Simultaneously, the bomber who crashes and is given a voice in the poem encounters an analogous limbus and its corresponding gap. Like the other bombers, the plane flies in circles: “its shaky orbit.” (Notably, an “orbit” is not merely a circular course; it is a trajectory that one is constrained to follow. In this way, “orbit” reinforces the nuance in “drone” concerning aircraft controlled from afar, implying that traffic control has abandoned the pilot). But unlike the others, the pilot is cut off, all alone in the sky. The poem focalizes his failed transmission:

                           [ . . . ] one voice keeps on calling,
[ . . . ]
                                                                 Here below
They beg, order, and are not heard; and hear the darker
Voice rising: Can’t you hear me? Over. Over —

Like his fellow pilots, he goes nowhere; he speaks and awaits a reply, but he receives no response, and the duration of his waiting is prolonged. Suspended in this abeyance, drifting “downward in his shaky orbit,” he is left “twisting” — literally — “in the wind.” The irony is almost too bitter to be ironic: traffic control can hear the pilot, but the pilot cannot hear traffic control. He has lost control not only in the gap that marks a cold front’s boundary but in a communication gap. The atmosphere is being produced not only by one air mass pushing on another. “A Front” evokes the atmosphere which emerges when language plunges unto oblivion: the encroaching cold of death, unnamable.

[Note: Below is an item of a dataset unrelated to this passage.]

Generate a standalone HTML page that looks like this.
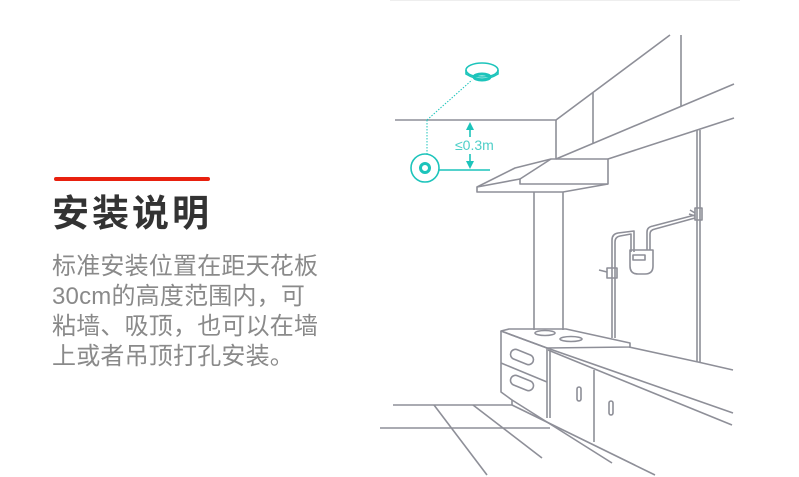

Indeed, “A Front” as a poem is itself caught up in these turbulent atmospheric shifts and pressure changes. It irreducibly comprises two texts, two “masses” of variegated density, which collide, push on and supplement one another, and intermingle to create the muddled, tumultuous, bleak wreck which is “A Front”: the poem proper, versified and figurated, and Jarrell’s annotation, written in the unembellished (though no less nuanced) style of journalism. As acknowledged above, the note clarifies and coordinates the poem’s information and organization, giving greater narrative coherence. Likewise, it demystifies elements in the poem proper, such as “beams / Ranging from the five towers” (radio “signals”) and “the east sky glows” (the “plane crashes”). Additionally, it subjects “A Front” to a perpetual state of flux. The sheer presence of the note — postponing its affects on the reader and the ways they could negotiate it — suggests the poem proper is complete incompletely. Like the atmospheric conditions, like the bomber’s flying southward, like the failed transmission, “A Front” “is” (rigged in quotation marks) in transition. It “is” becoming, stuck in limbo, crushed on the razor-thin threshold between life and death. Whether the transmission from Jarrell’s note to the poem proper is completed, or the poem ultimately crashes and burns, or it just stays afloat “out there,” in space, unable to alight, remains uncertain.

No sign of hope is offered in the poem either. It is saturated with an overwhelming sense of loneliness and desolation. The death of the pilot which the poem records is not the courageous death undergone in war; there are no exploding bombs or crossfire, nor even an enemy in sight. His death is an “accident”: the result of unfavorable weather conditions and the choices made by administrative officials seated behind desks in control rooms. The concluding image of the sky aflame — and the failed transmission — articulate nothing except futility and loss. The poem is neither hopeful nor hopeless; it provides no sign of hope. It is inscribed betwixt ‘n’ between fervor and frigidity, staggering woozily in a dazed state of lassitude and disbelief. Everything is suspended, in transition, moving but going nowhere. It is a poem about things that do not come together, which fall asunder, and which make no sense: things beyond control, such as sudden changes in the weather and airplanes dropping from the sky.

In this way, “A Front” parallels David Perkins’ (MAPS) remark about Randall Jarrell’s representation of pilots in general: “[ . . . ] in his pilots Jarrell expressed the feelings of alienation, helplessness, regression, irresponsibility, and vulnerability that our vastly unmanageable, bureaucratic, technological civilization seems to create.” In “A Front,” the romance and heroism of war are peeled back, and revealed underneath the gloss is nothing subtract absurdity, avoidable error, the surreal. “A front,” then, is also a façade: the false appearance not only of heroism in war but of the difference between one side and the other. It is a site of battlepositioned closest to the enemy — but those who are closest are also one’s own allies. Like the cold front in the poem, binaries such as cool and warm, ally and enemy, commingle and create inimical conditions in reality. Thus “a front” is also a face, though it never becomes clear whose it is.